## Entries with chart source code
- - - - - - -

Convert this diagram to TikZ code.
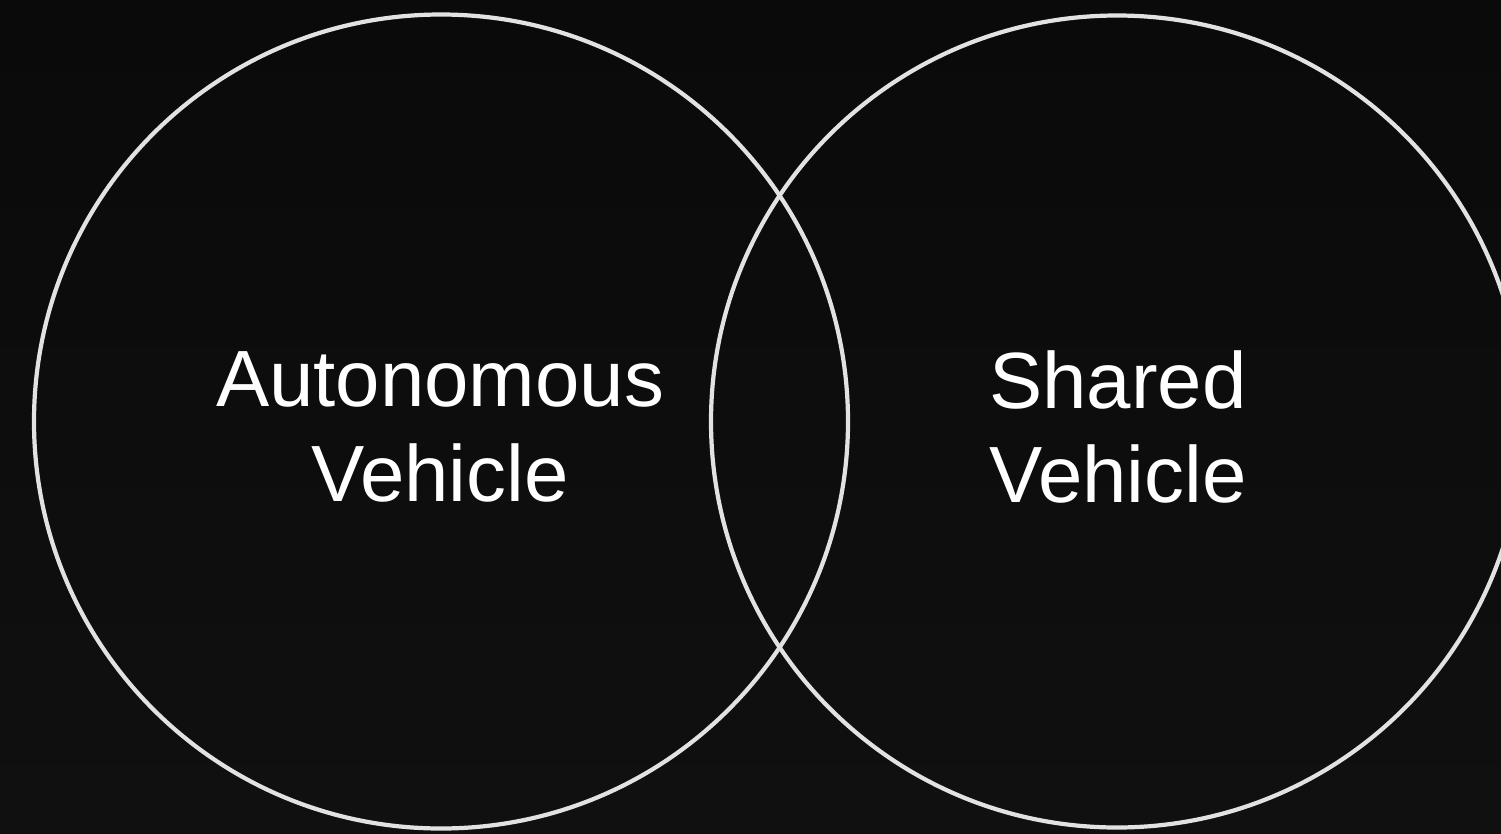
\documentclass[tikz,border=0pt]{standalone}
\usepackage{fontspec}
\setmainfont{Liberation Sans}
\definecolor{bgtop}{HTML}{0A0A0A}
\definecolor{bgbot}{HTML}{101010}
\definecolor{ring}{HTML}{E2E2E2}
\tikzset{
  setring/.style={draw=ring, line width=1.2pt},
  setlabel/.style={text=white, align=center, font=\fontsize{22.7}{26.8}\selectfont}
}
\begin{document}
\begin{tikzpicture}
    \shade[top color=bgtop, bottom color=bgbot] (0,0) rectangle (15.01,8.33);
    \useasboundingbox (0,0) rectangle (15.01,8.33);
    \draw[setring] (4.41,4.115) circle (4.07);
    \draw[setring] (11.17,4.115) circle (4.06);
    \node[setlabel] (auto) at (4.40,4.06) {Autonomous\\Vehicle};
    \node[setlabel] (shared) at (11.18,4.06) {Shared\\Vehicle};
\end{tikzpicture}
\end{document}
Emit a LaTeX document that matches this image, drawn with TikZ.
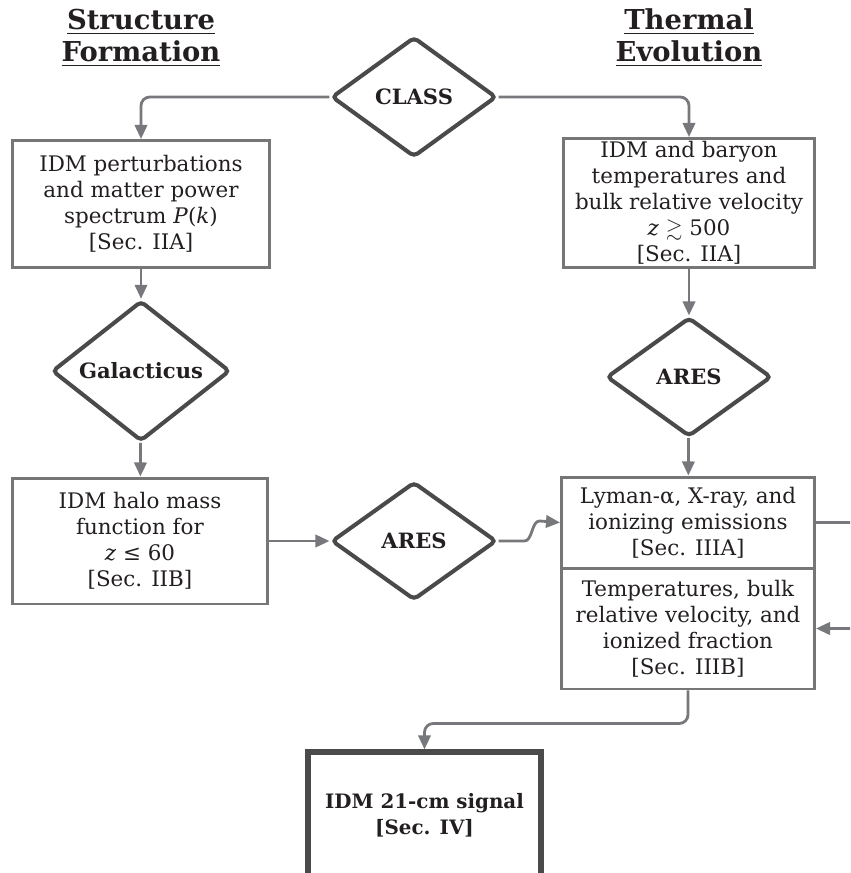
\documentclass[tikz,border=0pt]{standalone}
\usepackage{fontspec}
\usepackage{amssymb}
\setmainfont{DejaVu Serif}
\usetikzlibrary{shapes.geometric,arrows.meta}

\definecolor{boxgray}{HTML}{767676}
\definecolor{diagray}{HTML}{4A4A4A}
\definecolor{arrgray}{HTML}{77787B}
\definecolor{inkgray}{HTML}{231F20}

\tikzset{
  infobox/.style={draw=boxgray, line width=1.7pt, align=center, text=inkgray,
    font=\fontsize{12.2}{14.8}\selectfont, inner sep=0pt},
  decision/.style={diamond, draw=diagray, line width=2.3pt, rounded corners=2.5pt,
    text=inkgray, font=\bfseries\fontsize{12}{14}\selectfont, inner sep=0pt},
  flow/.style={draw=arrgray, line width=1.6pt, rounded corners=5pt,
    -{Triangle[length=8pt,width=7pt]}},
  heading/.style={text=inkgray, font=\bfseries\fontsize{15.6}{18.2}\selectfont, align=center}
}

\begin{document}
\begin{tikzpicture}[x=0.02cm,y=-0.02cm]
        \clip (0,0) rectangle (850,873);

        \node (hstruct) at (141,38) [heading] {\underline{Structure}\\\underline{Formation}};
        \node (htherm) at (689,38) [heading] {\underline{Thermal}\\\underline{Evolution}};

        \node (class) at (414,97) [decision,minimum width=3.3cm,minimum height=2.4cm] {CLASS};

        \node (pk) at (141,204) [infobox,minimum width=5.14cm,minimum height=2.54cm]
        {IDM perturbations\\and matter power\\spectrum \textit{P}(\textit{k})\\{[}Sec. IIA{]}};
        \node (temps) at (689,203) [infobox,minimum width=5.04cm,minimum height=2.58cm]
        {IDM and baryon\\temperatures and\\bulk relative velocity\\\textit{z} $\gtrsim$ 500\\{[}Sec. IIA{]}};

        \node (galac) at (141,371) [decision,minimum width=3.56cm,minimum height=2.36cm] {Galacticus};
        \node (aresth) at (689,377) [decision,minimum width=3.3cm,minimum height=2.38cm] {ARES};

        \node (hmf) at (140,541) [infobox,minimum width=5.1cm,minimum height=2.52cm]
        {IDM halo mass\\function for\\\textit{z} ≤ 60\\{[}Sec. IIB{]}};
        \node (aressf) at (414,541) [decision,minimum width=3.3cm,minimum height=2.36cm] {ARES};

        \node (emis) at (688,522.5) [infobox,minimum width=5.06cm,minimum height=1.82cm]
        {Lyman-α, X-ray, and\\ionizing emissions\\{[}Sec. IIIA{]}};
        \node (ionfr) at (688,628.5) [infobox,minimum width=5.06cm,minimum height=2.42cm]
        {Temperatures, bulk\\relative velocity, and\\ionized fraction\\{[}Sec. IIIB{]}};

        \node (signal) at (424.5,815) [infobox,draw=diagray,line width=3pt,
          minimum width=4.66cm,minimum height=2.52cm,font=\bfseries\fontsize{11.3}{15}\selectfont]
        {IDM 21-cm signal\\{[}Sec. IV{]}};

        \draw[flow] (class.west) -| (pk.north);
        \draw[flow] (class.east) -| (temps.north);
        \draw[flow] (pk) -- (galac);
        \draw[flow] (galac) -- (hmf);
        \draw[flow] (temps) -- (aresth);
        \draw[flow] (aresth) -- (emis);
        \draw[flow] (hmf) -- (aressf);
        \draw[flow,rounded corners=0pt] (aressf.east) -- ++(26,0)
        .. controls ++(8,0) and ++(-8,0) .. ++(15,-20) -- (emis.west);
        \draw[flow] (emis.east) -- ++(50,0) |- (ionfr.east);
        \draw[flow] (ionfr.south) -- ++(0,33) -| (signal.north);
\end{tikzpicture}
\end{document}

- - - - - - -

## PROBLEM STATEMENT
Using the entries above, write out exactly the lines from the one with "Emit a LaTeX" through the one with "(aresth) at (689,377)", ends included. Leave out any pictures.

## RESULT OF THE EXERCISE
Emit a LaTeX document that matches this image, drawn with TikZ.
\documentclass[tikz,border=0pt]{standalone}
\usepackage{fontspec}
\usepackage{amssymb}
\setmainfont{DejaVu Serif}
\usetikzlibrary{shapes.geometric,arrows.meta}

\definecolor{boxgray}{HTML}{767676}
\definecolor{diagray}{HTML}{4A4A4A}
\definecolor{arrgray}{HTML}{77787B}
\definecolor{inkgray}{HTML}{231F20}

\tikzset{
  infobox/.style={draw=boxgray, line width=1.7pt, align=center, text=inkgray,
    font=\fontsize{12.2}{14.8}\selectfont, inner sep=0pt},
  decision/.style={diamond, draw=diagray, line width=2.3pt, rounded corners=2.5pt,
    text=inkgray, font=\bfseries\fontsize{12}{14}\selectfont, inner sep=0pt},
  flow/.style={draw=arrgray, line width=1.6pt, rounded corners=5pt,
    -{Triangle[length=8pt,width=7pt]}},
  heading/.style={text=inkgray, font=\bfseries\fontsize{15.6}{18.2}\selectfont, align=center}
}

\begin{document}
\begin{tikzpicture}[x=0.02cm,y=-0.02cm]
        \clip (0,0) rectangle (850,873);

        \node (hstruct) at (141,38) [heading] {\underline{Structure}\\\underline{Formation}};
        \node (htherm) at (689,38) [heading] {\underline{Thermal}\\\underline{Evolution}};

        \node (class) at (414,97) [decision,minimum width=3.3cm,minimum height=2.4cm] {CLASS};

        \node (pk) at (141,204) [infobox,minimum width=5.14cm,minimum height=2.54cm]
        {IDM perturbations\\and matter power\\spectrum \textit{P}(\textit{k})\\{[}Sec. IIA{]}};
        \node (temps) at (689,203) [infobox,minimum width=5.04cm,minimum height=2.58cm]
        {IDM and baryon\\temperatures and\\bulk relative velocity\\\textit{z} $\gtrsim$ 500\\{[}Sec. IIA{]}};

        \node (galac) at (141,371) [decision,minimum width=3.56cm,minimum height=2.36cm] {Galacticus};
        \node (aresth) at (689,377) [decision,minimum width=3.3cm,minimum height=2.38cm] {ARES};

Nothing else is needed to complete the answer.